The second prong of inquiry is whether the exemption is overbroad. In Halifax, the exemption was overbroad because it created a “categorical exemption,” which was undefined, thus allowing it to include more information than necessary to accomplish the exemption's purpose. 724 So. 2d at 570 (quoting the lower court's order). The plaintiffs make a similar assertion here. That is, by amending the exemption to broadly define “personal financial information,” the Legislature improperly created a categorical exemption that captured personal identifying information that should not be exempt because it was not exempt under the previous version of the statute and because prohibiting its disclosure does not accomplish the stated purpose of the law. We disagree.

The plain language of the exemption clearly defines “personal financial and health information” to include seven subsets, including “[t]he existence, identification, nature, or value of a consumer's interest in any insurance policy, annuity contract, or trust.” § 624.23(1)(b)7., Fla. Stat. (2016). Unlike the exemption in Halifax, which exempted all public meetings discussing written strategic plans, the scope of the exemption here is limited as to content, with the relevant terms and circumstances being defined.

Moreover, even if the trial court could properly consider whether names and addresses should or should not be included under the umbrella of the exemption, the Legislature already decided that question. The 2007 amendment to the exemption explicitly removed the previous language stating names and addresses were not subject to the exemption. The plaintiffs argue that there is nothing to suggest the Legislature intended to include names and addresses under “personal financial and health information” or knew that the 2007 amendment to the statute would have the present effect. Despite any suggestion of error, the Legislature must be presumed to know the action it is taking when amending a statute. Bd. of Tr., Jacksonville Police & Fire Pension Fund v. Lee, 189 So. 3d 120, 125 (Fla. 2016) (“When a statute is amended to change a key term or to delete a provision, ‘it is presumed that the Legislature intended it to have a meaning different from that accorded to it before the amendment.’ ”) (citing Carlile v. Game & Fresh Water Fish Comm'n, 354 So. 2d 362, 364 (Fla. 1977)). In 2007, the Legislature made the decision to remove the language stating the exemption did not apply to name and address information. The Legislature was then free to define the term “personal health and financial information” as it saw fit.

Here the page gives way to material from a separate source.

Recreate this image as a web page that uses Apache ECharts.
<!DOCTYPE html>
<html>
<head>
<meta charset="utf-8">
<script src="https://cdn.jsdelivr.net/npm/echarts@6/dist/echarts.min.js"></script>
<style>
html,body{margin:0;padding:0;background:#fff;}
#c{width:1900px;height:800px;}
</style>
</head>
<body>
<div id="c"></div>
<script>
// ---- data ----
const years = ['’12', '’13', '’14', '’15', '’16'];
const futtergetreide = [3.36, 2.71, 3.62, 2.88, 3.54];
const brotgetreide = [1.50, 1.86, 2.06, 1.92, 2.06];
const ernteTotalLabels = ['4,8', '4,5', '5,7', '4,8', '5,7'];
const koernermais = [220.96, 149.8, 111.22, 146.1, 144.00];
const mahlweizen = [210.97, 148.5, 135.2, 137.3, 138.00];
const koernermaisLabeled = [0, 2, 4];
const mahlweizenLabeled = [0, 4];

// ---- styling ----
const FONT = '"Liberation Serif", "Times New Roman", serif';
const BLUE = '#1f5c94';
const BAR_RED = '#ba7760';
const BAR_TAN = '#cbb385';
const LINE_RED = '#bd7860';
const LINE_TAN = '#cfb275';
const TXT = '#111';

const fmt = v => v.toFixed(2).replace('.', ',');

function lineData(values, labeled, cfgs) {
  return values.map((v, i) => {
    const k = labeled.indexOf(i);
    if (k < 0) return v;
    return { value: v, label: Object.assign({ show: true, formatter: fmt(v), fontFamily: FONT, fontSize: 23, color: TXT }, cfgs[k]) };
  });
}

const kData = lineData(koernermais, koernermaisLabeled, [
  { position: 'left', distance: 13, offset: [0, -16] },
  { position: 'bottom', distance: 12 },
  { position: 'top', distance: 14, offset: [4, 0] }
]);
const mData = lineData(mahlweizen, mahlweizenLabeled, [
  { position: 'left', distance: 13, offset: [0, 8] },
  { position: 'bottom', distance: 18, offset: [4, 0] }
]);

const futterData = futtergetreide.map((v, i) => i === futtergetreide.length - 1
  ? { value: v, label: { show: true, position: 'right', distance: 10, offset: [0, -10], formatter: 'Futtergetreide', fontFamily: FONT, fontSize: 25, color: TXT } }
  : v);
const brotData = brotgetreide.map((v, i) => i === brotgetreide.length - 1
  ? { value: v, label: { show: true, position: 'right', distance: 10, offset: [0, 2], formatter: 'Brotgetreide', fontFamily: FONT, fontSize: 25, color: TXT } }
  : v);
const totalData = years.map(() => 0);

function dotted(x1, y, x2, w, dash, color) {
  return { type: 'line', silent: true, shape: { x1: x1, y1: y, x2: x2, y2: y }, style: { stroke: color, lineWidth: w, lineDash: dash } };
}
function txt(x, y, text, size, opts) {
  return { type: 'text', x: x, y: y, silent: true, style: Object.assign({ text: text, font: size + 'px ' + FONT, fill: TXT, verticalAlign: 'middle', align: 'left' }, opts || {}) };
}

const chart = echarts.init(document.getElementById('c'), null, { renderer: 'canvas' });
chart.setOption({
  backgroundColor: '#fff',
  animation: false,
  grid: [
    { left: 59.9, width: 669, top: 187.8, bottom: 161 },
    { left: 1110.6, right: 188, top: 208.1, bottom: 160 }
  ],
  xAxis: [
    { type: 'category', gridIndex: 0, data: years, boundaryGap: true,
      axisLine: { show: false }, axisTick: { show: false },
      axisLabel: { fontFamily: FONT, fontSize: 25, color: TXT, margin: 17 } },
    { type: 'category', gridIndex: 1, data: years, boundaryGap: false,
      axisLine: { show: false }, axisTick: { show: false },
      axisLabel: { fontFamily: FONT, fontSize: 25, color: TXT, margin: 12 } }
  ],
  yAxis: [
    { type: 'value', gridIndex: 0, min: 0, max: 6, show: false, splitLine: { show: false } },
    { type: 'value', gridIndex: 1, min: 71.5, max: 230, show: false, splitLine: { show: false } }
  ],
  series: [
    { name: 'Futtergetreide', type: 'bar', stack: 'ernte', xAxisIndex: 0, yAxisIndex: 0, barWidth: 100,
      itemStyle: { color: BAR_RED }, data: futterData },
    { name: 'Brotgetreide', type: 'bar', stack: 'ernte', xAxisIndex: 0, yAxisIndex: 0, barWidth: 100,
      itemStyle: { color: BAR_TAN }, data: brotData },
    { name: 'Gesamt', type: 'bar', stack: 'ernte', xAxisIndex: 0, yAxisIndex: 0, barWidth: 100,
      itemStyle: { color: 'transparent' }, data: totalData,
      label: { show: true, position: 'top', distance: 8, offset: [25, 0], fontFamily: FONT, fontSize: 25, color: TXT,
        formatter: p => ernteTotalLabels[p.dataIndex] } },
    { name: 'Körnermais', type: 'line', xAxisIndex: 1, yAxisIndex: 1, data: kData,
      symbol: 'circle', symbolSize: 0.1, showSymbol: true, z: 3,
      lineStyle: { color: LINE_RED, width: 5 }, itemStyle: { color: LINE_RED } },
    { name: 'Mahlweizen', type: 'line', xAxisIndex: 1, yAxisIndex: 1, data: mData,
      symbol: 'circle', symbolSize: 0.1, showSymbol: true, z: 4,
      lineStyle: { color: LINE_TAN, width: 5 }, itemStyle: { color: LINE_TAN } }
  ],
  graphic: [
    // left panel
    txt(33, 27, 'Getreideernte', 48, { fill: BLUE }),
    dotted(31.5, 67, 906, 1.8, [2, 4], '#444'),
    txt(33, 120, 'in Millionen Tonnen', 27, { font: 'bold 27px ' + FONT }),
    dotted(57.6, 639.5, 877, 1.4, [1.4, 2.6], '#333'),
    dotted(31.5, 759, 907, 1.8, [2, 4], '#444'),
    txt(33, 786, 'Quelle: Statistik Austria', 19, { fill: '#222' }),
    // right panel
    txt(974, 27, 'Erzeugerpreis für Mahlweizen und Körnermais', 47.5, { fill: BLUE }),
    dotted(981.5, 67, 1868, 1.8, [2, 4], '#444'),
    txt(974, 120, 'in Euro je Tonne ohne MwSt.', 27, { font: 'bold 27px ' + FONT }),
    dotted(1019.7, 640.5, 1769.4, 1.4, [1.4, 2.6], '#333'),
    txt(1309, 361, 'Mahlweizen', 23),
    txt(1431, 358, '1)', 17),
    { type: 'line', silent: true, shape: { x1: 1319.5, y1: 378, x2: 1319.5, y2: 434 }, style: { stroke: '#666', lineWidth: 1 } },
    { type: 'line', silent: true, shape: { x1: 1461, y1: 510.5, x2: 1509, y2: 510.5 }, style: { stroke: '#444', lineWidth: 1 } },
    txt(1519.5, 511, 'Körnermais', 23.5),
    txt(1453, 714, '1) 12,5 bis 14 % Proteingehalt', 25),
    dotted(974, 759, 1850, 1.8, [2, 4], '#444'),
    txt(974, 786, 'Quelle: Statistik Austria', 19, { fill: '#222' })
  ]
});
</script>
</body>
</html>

We decline the plaintiffs' invitation to speculate as to the reason for the disparate treatment of information when a consumer requests to participate in the programs as opposed to when the request comes from an insurer. If anything, this supports the argument that the Legislature intentionally drafted the exemption no broader than necessary. Our inquiry is not whether the Legislature has taken all steps necessary to protect this type of information anywhere it may exist. Nor can we speculate about any unspoken justification for the law. Rather, we have been asked to review the trial court's determination that sections 624.23(1)(b)7. and (2) are unconstitutional. We find that section 624.23 satisfies the two-pronged test for constitutionality under Article I, section 24(c) and Halifax and reverse the order on appeal.

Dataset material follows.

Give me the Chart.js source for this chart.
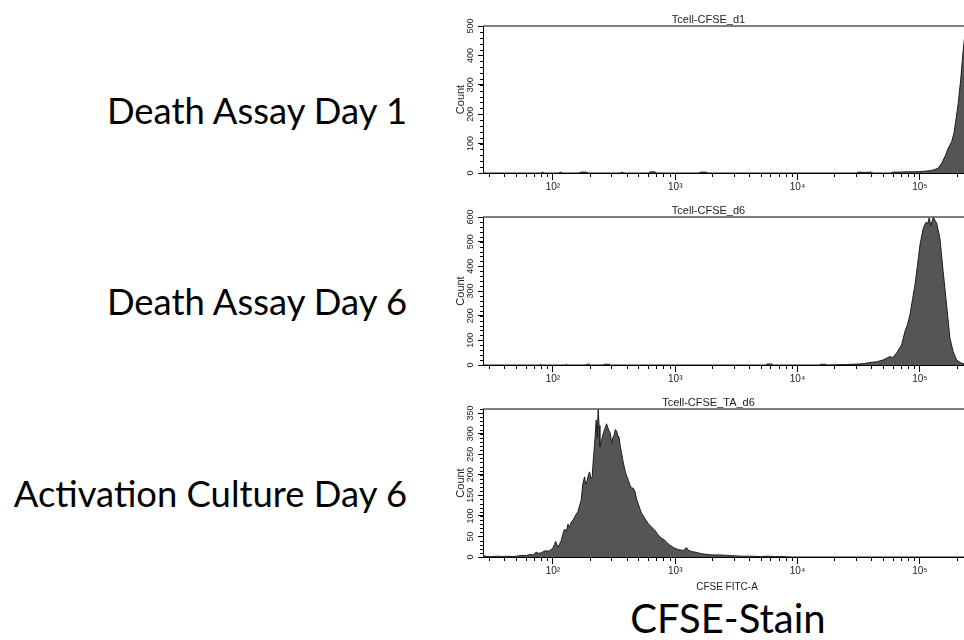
<!DOCTYPE html>
<html>
<head>
<meta charset="utf-8">
<script src="https://cdn.jsdelivr.net/npm/chart.js@4.4.0/dist/chart.umd.min.js"></script>
<style>
  html, body { margin: 0; padding: 0; background: #fff; }
  body { width: 964px; height: 640px; overflow: hidden; position: relative; }
  .lbl { position: absolute; font-family: Lato, sans-serif; font-size: 36.4px; color: #000; white-space: nowrap; line-height: 1; }
  canvas { position: absolute; }
</style>
</head>
<body>
<div class="lbl" style="right:557px; top:92px;">Death Assay Day 1</div>
<div class="lbl" style="right:557px; top:283px;">Death Assay Day 6</div>
<div class="lbl" style="right:557px; top:475px;">Activation Culture Day 6</div>
<div class="lbl" style="left:728px; top:598px; font-size:40px; transform:translateX(-50%);">CFSE-Stain</div>

<canvas id="p1" width="528" height="185" style="left:446px; top:10px;"></canvas>
<canvas id="p2" width="528" height="186" style="left:446px; top:201px;"></canvas>
<canvas id="p3" width="528" height="206" style="left:446px; top:393px;"></canvas>

<script>
// eixo x (log) - valores de canal CFSE
var xMin = 26.8;
var xMax = 262144;
var xMajor = [100, 1000, 10000, 100000];
var xMajorLabels = ['10²', '10³', '10⁴', '10⁵'];
var xMinor = [];
for (var k = 1; k <= 5; k++) {
    for (var m = 2; m <= 9; m++) {
        var v = m * Math.pow(10, k);
        if (v > xMin && v < xMax) xMinor.push(v);
    }
}

// Tcell-CFSE_d1 : log10(canal) e contagens
var d1Log = [1.43, 1.90, 1.91, 1.93, 2.05, 2.06, 2.08, 2.21, 2.23, 2.27, 2.29, 2.55, 2.56, 2.58, 2.78, 2.80, 2.83, 2.85, 3.19, 3.21, 3.25, 3.27, 4.48, 4.50, 4.55, 4.60, 4.62, 4.76, 4.78, 4.84, 4.90, 4.96, 5.00, 5.04, 5.08, 5.109, 5.150, 5.178, 5.205, 5.232, 5.260, 5.279, 5.295, 5.314, 5.334, 5.350, 5.363, 5.385, 5.40, 5.418];
var d1Count = [0, 0, 3, 0, 0, 3, 0, 0, 3, 3, 0, 0, 3, 0, 0, 4, 4, 0, 0, 3, 3, 0, 0, 3, 2, 3, 0, 0, 3, 3, 4, 4, 5, 6, 8, 10, 16, 33, 55, 84, 106, 135, 180, 237, 316, 396, 452, 495, 485, 470];
var d1Ticks = [0, 100, 200, 300, 400, 500];

// Tcell-CFSE_d6
var d6Log = [1.43, 1.89, 1.90, 1.91, 2.10, 2.11, 2.12, 2.27, 2.28, 2.30, 2.31, 2.41, 2.42, 2.46, 2.47, 3.74, 3.75, 3.79, 3.80, 4.18, 4.19, 4.23, 4.24, 4.40, 4.45, 4.50, 4.55, 4.592, 4.647, 4.698, 4.756, 4.78, 4.810, 4.851, 4.878, 4.90, 4.919, 4.94, 4.960, 4.98, 5.001, 5.028, 5.042, 5.055, 5.065, 5.077, 5.091, 5.110, 5.125, 5.137, 5.150, 5.164, 5.191, 5.219, 5.246, 5.273, 5.301, 5.342, 5.38, 5.418];
var d6Count = [0, 0, 3, 0, 0, 3, 0, 0, 3, 3, 0, 0, 3, 3, 0, 0, 4, 4, 0, 0, 3, 3, 0, 2, 3, 4, 6, 10, 13, 20, 34, 30, 49, 81, 135, 165, 203, 265, 324, 400, 486, 554, 570, 580, 572, 597, 564, 600, 585, 577, 547, 515, 378, 243, 109, 54, 20, 7, 3, 2];
var d6Ticks = [0, 100, 200, 300, 400, 500, 600];

// Tcell-CFSE_TA_d6
var ta6Log = [1.428, 1.44, 1.46, 1.50, 1.55, 1.58, 1.62, 1.67, 1.70, 1.755,
    1.78, 1.809, 1.84, 1.863, 1.88, 1.904, 1.925, 1.945, 1.96, 1.973,
    1.99, 2.000, 2.012, 2.022, 2.032, 2.041, 2.055, 2.068, 2.08, 2.096,
    2.11, 2.123, 2.136, 2.150, 2.165, 2.177, 2.19, 2.204, 2.218, 2.231,
    2.245, 2.259, 2.268, 2.278, 2.29, 2.300, 2.31, 2.321, 2.331, 2.341,
    2.354, 2.362, 2.370, 2.377, 2.384, 2.398, 2.411, 2.425, 2.439, 2.448,
    2.458, 2.47, 2.480, 2.49, 2.499, 2.51, 2.521, 2.53, 2.540, 2.55,
    2.562, 2.575, 2.589, 2.60, 2.616, 2.63, 2.643, 2.655, 2.670, 2.685,
    2.697, 2.71, 2.725, 2.74, 2.752, 2.765, 2.779, 2.79, 2.807, 2.82,
    2.834, 2.85, 2.861, 2.875, 2.889, 2.90, 2.916, 2.93, 2.943, 2.955,
    2.971, 2.99, 3.01, 3.025, 3.045, 3.065, 3.08, 3.093, 3.105, 3.120,
    3.14, 3.161, 3.19, 3.216, 3.24, 3.270, 3.30, 3.325, 3.365, 3.42,
    3.472, 3.54, 3.611, 3.70, 3.75, 3.82, 3.881, 3.95, 5.418];
var ta6Count = [6, 3, 1, 1, 2, 1, 2, 1, 2, 4,
    3, 6, 5, 12, 9, 10, 14, 15, 14, 16,
    19, 22, 30, 38, 30, 24, 32, 40, 55, 68,
    62, 80, 72, 85, 90, 97, 104, 110, 125, 138,
    179, 195, 178, 183, 200, 207, 190, 195, 240, 276,
    333, 290, 362, 320, 268, 285, 300, 312, 324, 315,
    308, 300, 276, 290, 295, 310, 306, 296, 292, 270,
    252, 230, 211, 200, 187, 175, 167, 168, 160, 140,
    130, 118, 106, 100, 93, 88, 81, 78, 73, 68,
    65, 58, 53, 50, 45, 44, 40, 36, 32, 29,
    26, 22, 20, 18, 17, 16, 20, 23, 17, 15,
    13, 12, 10, 8, 7, 6, 5, 5, 5, 4,
    3, 2, 2, 1, 2, 1, 1, 0, 0];
var ta6Ticks = [0, 50, 100, 150, 200, 250, 300, 350];

Chart.defaults.font.family = 'Liberation Sans, Arial, sans-serif';
Chart.defaults.color = '#222';

// ticks menores + linha superior do quadro
var frameTicks = {
    id: 'frameTicks',
    afterDraw: function (chart, args, opts) {
        var ctx = chart.ctx, a = chart.chartArea;
        var x = chart.scales.x, y = chart.scales.y;
        ctx.save();
        ctx.strokeStyle = '#000';
        ctx.lineWidth = 1;
        ctx.beginPath();
        xMinor.forEach(function (v) {
            var px = Math.round(x.getPixelForValue(v)) + 0.5;
            ctx.moveTo(px, a.bottom);
            ctx.lineTo(px, a.bottom + 4);
        });
        for (var v = 0; v <= y.max; v += opts.yMinor) {
            var py = Math.round(y.getPixelForValue(v)) + 0.5;
            ctx.moveTo(a.left, py);
            ctx.lineTo(a.left - 3, py);
        }
        ctx.stroke();
        ctx.strokeStyle = '#555';
        ctx.lineWidth = 1.5;
        ctx.beginPath();
        ctx.moveTo(a.left, a.top);
        ctx.lineTo(a.right + 5, a.top);
        ctx.stroke();
        ctx.restore();
    }
};

function histograma(id, titulo, logs, counts, yMax, yTicks, yMinor, xH, xTitle) {
    var pontos = logs.map(function (l, i) { return { x: Math.pow(10, l), y: counts[i] }; });
    return new Chart(document.getElementById(id), {
        type: 'line',
        data: {
            datasets: [{
                data: pontos,
                fill: 'origin',
                backgroundColor: '#555555',
                borderColor: '#1e1e1e',
                borderWidth: 1,
                pointRadius: 0,
                tension: 0
            }]
        },
        options: {
            responsive: false,
            animation: false,
            devicePixelRatio: 1,
            layout: { padding: { right: 3 } },
            plugins: {
                legend: { display: false },
                tooltip: { enabled: false },
                title: {
                    display: true,
                    text: titulo,
                    color: '#222',
                    font: { size: 11, weight: 'normal', lineHeight: 1 },
                    padding: { top: 4, bottom: 1 }
                },
                frameTicks: { yMinor: yMinor }
            },
            scales: {
                x: {
                    type: 'logarithmic',
                    min: xMin,
                    max: xMax,
                    afterBuildTicks: function (s) { s.ticks = xMajor.map(function (v) { return { value: v }; }); },
                    afterFit: function (s) { s.height = xH; },
                    ticks: {
                        autoSkip: false,
                        maxRotation: 0,
                        padding: 1,
                        font: { size: 10 },
                        callback: function (v) { return xMajorLabels[xMajor.indexOf(v)]; }
                    },
                    grid: { drawOnChartArea: false, color: '#000', tickLength: 7 },
                    border: { color: '#000', width: 1 },
                    title: {
                        display: !!xTitle,
                        text: xTitle,
                        font: { size: 10 },
                        padding: { top: 0, bottom: 6 }
                    }
                },
                y: {
                    min: 0,
                    max: yMax,
                    afterBuildTicks: function (s) { s.ticks = yTicks.map(function (v) { return { value: v }; }); },
                    afterFit: function (s) { s.width = 37; },
                    ticks: {
                        minRotation: 90,
                        maxRotation: 90,
                        crossAlign: 'center',
                        padding: 0,
                        font: { size: 9 }
                    },
                    grid: { drawOnChartArea: false, color: '#000', tickLength: 5 },
                    border: { color: '#000', width: 1 },
                    title: {
                        display: true,
                        text: 'Count',
                        font: { size: 11 },
                        padding: { top: 8, bottom: 0 }
                    }
                }
            }
        },
        plugins: [frameTicks]
    });
}

histograma('p1', 'Tcell-CFSE_d1', d1Log, d1Count, 500, d1Ticks, 20, 22, '');
histograma('p2', 'Tcell-CFSE_d6', d6Log, d6Count, 600, d6Ticks, 20, 22, '');
histograma('p3', 'Tcell-CFSE_TA_d6', ta6Log, ta6Count, 360, ta6Ticks, 10, 42, 'CFSE FITC-A');
</script>
</body>
</html>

1.   Section 624.23 also exempts information regulated by section 440.191, Florida Statutes (2016), which is not relevant to the issues in this appeal.

2.   “Consumer” is defined to include “[a] prospective purchaser, purchaser, or beneficiary of, or applicant for, any product or service regulated under the Florida Insurance Code, and a family member or dependent of a consumer.” § 624.23(1)(a)1., Fla. Stat. (2016).

3.   A subsequent 2012 amendment added language that is not relevant to this appeal.


KELSEY and M.K. THOMAS, JJ., concur.